If FWS finds that some species are struggling because there isn’t enough water in the river, the agency could require that a certain amount of water be left in the river for the mussels. That could limit how much industries, cities and farmers can draw from a river during a drought, which may in turn hurt the economy of regions dependent on the rivers. A 2014 study funded by the Texas comptroller’s office found that if water use in the Brazos, Colorado and Guadalupe-San Antonio river basins were restricted to protect mussels, it could result in losses from $37 million to $80 million a year in Bexar, Medina and Tom Green counties.

Dumping of industrial waste, sedimentation and runoff carrying pesticides and other contaminants also worsen water quality. On the Rio Grande, if the agency finds that the mussels are dying as a result, permits that allow municipalities and industries to dump treated waste into the river may become more stringent.

Smooth pimpleback mussel  courtesy www.txstate.edu

In response to FWS potentially listing species in some of the state’s major river basins, the Texas comptroller’s office circulated a report earlier this month on the abundance of five mussel species, their tolerance to harsh environments and their ability to survive in captivity. Bonner, who led that study, said that while he was “pleasantly surprised” to find more Smooth pimpleback and Texas pimpleback mussels, he didn’t find as many Texas fatmucket, Texas fawnsfoot or false spike mussels as he was expecting.  

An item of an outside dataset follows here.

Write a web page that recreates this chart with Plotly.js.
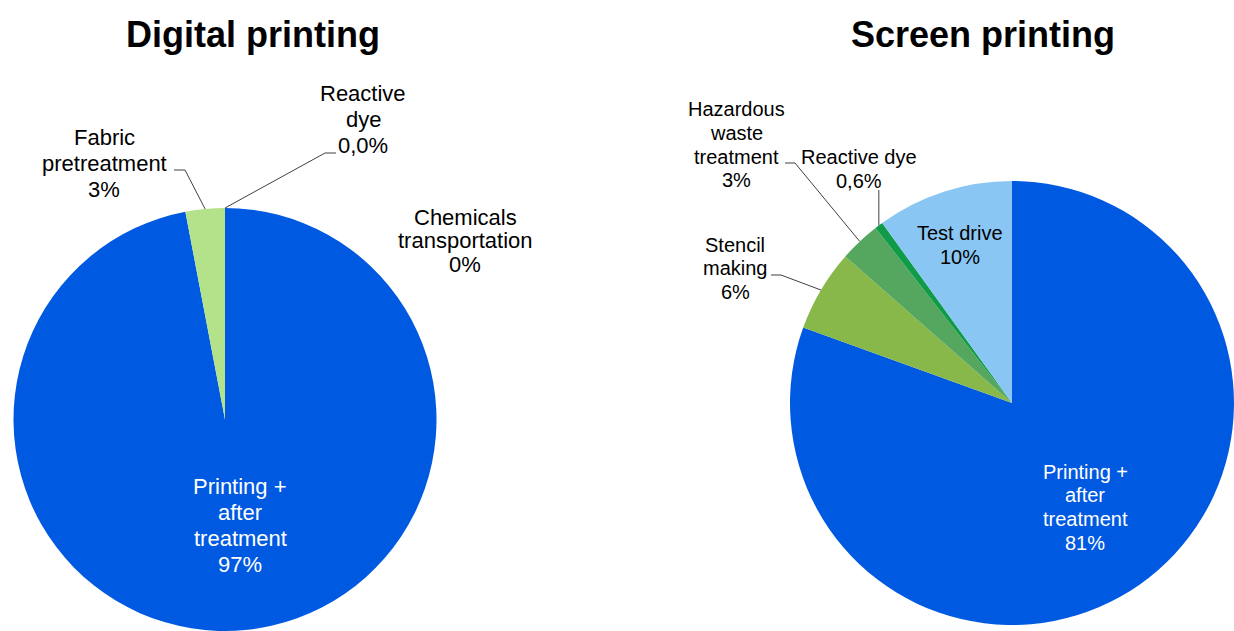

Charles Randklev, a Texas A&M University researcher who was enlisted by the FWS to study the Texas hornshell on the southern side of the Rio Grande, also studied the presence of two other species in Mexico — the Salina mucket and Mexican fawnsfoot — that FWS is scheduled to make a decision on in 2022. Based on his research, Randklev said the situation was “pretty dire” for those two species as well. “For whatever reason those streams could dewater and the water quality goes south and that would be it for them,” he said.

Randklev said that the relationship between water users and the mussel species need not be antagonistic. Mussels are the canaries in the coal mine, he said — harbingers of what’s to come for the river.

“If we protect these populations, we are providing and protecting water security,” he said.